#### RAW DATA:
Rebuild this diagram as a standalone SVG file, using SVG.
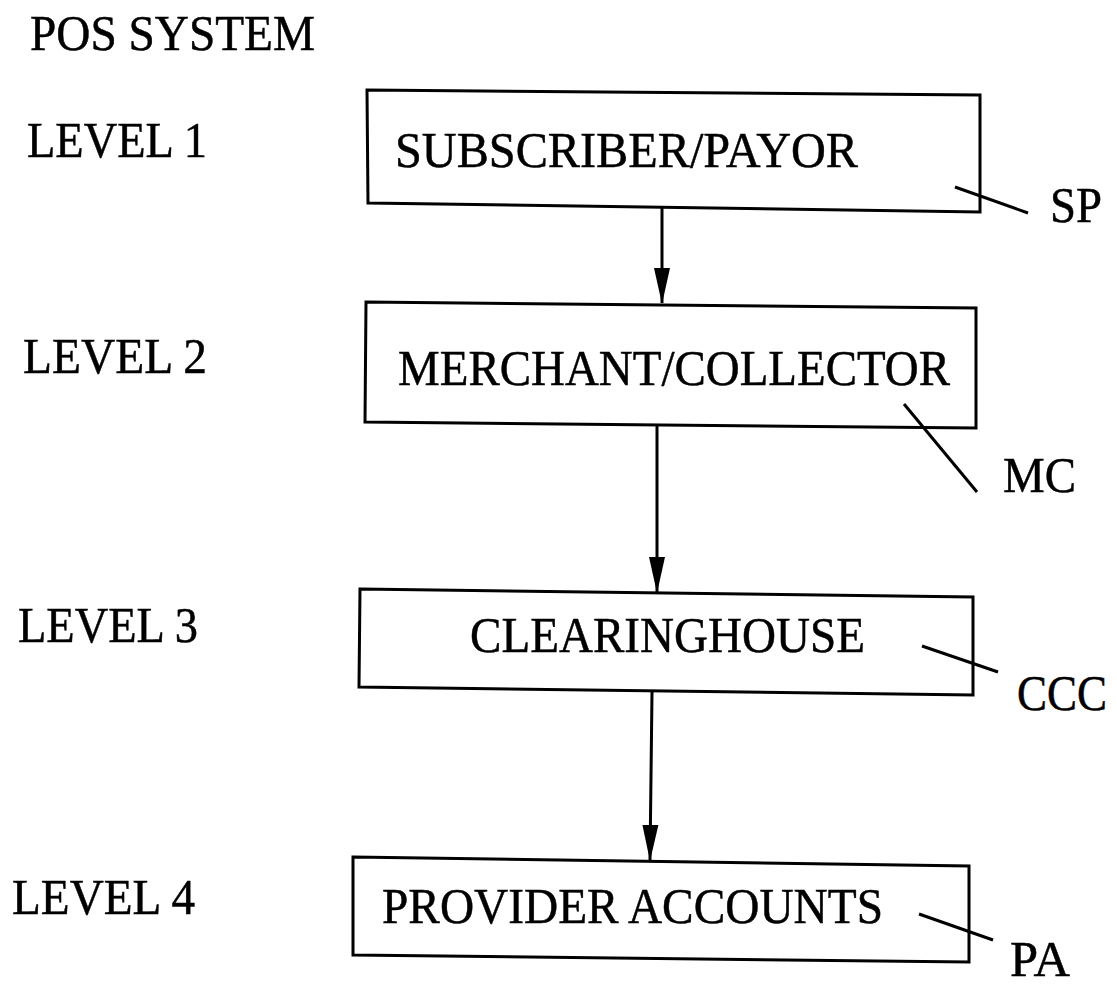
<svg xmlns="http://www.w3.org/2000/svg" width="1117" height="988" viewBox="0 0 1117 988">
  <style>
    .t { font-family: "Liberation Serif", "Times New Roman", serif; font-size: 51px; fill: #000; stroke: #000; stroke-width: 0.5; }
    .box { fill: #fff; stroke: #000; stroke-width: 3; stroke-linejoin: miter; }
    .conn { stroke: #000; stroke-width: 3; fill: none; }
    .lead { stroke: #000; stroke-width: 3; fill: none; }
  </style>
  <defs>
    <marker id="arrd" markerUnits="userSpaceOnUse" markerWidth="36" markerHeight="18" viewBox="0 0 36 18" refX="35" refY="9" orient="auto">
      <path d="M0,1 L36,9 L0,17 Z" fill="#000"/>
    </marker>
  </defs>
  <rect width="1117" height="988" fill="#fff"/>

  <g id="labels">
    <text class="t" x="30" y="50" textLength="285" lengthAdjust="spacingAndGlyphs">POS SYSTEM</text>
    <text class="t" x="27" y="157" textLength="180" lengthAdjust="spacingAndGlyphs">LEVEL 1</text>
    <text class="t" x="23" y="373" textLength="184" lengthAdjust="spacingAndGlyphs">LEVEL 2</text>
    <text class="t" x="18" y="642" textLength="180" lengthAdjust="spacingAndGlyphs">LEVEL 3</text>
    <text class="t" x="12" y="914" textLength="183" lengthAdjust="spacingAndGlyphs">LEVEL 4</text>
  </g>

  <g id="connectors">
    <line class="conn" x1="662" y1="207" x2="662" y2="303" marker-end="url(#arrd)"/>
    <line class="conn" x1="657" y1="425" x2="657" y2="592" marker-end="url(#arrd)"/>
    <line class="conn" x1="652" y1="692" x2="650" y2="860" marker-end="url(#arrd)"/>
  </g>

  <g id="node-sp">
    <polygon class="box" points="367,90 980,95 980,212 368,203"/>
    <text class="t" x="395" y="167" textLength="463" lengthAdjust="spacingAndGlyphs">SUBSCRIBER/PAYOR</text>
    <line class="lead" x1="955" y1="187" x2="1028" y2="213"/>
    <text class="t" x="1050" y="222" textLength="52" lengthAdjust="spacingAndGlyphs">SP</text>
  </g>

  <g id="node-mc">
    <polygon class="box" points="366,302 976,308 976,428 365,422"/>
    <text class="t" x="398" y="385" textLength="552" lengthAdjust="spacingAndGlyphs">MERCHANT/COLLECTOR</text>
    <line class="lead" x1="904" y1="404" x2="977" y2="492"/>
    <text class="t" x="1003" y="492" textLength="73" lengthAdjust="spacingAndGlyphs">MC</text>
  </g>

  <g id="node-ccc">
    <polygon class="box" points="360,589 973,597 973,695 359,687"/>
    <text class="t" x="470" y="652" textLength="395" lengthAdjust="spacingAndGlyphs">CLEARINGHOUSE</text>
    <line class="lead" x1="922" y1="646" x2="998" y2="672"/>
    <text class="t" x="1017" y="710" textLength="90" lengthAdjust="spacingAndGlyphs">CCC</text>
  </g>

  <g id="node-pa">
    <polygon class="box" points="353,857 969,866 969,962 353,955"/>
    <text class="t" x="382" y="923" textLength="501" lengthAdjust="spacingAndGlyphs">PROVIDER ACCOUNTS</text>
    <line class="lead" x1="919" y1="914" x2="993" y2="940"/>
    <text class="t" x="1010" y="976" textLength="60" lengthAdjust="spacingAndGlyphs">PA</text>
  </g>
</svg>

#### PROBLEM:
Copy every line above word for word and exclude the pictures.

#### SOLUTION TO THIS EXERCISE:
Rebuild this diagram as a standalone SVG file, using SVG.
<svg xmlns="http://www.w3.org/2000/svg" width="1117" height="988" viewBox="0 0 1117 988">
  <style>
    .t { font-family: "Liberation Serif", "Times New Roman", serif; font-size: 51px; fill: #000; stroke: #000; stroke-width: 0.5; }
    .box { fill: #fff; stroke: #000; stroke-width: 3; stroke-linejoin: miter; }
    .conn { stroke: #000; stroke-width: 3; fill: none; }
    .lead { stroke: #000; stroke-width: 3; fill: none; }
  </style>
  <defs>
    <marker id="arrd" markerUnits="userSpaceOnUse" markerWidth="36" markerHeight="18" viewBox="0 0 36 18" refX="35" refY="9" orient="auto">
      <path d="M0,1 L36,9 L0,17 Z" fill="#000"/>
    </marker>
  </defs>
  <rect width="1117" height="988" fill="#fff"/>

  <g id="labels">
    <text class="t" x="30" y="50" textLength="285" lengthAdjust="spacingAndGlyphs">POS SYSTEM</text>
    <text class="t" x="27" y="157" textLength="180" lengthAdjust="spacingAndGlyphs">LEVEL 1</text>
    <text class="t" x="23" y="373" textLength="184" lengthAdjust="spacingAndGlyphs">LEVEL 2</text>
    <text class="t" x="18" y="642" textLength="180" lengthAdjust="spacingAndGlyphs">LEVEL 3</text>
    <text class="t" x="12" y="914" textLength="183" lengthAdjust="spacingAndGlyphs">LEVEL 4</text>
  </g>

  <g id="connectors">
    <line class="conn" x1="662" y1="207" x2="662" y2="303" marker-end="url(#arrd)"/>
    <line class="conn" x1="657" y1="425" x2="657" y2="592" marker-end="url(#arrd)"/>
    <line class="conn" x1="652" y1="692" x2="650" y2="860" marker-end="url(#arrd)"/>
  </g>

  <g id="node-sp">
    <polygon class="box" points="367,90 980,95 980,212 368,203"/>
    <text class="t" x="395" y="167" textLength="463" lengthAdjust="spacingAndGlyphs">SUBSCRIBER/PAYOR</text>
    <line class="lead" x1="955" y1="187" x2="1028" y2="213"/>
    <text class="t" x="1050" y="222" textLength="52" lengthAdjust="spacingAndGlyphs">SP</text>
  </g>

  <g id="node-mc">
    <polygon class="box" points="366,302 976,308 976,428 365,422"/>
    <text class="t" x="398" y="385" textLength="552" lengthAdjust="spacingAndGlyphs">MERCHANT/COLLECTOR</text>
    <line class="lead" x1="904" y1="404" x2="977" y2="492"/>
    <text class="t" x="1003" y="492" textLength="73" lengthAdjust="spacingAndGlyphs">MC</text>
  </g>

  <g id="node-ccc">
    <polygon class="box" points="360,589 973,597 973,695 359,687"/>
    <text class="t" x="470" y="652" textLength="395" lengthAdjust="spacingAndGlyphs">CLEARINGHOUSE</text>
    <line class="lead" x1="922" y1="646" x2="998" y2="672"/>
    <text class="t" x="1017" y="710" textLength="90" lengthAdjust="spacingAndGlyphs">CCC</text>
  </g>

  <g id="node-pa">
    <polygon class="box" points="353,857 969,866 969,962 353,955"/>
    <text class="t" x="382" y="923" textLength="501" lengthAdjust="spacingAndGlyphs">PROVIDER ACCOUNTS</text>
    <line class="lead" x1="919" y1="914" x2="993" y2="940"/>
    <text class="t" x="1010" y="976" textLength="60" lengthAdjust="spacingAndGlyphs">PA</text>
  </g>
</svg>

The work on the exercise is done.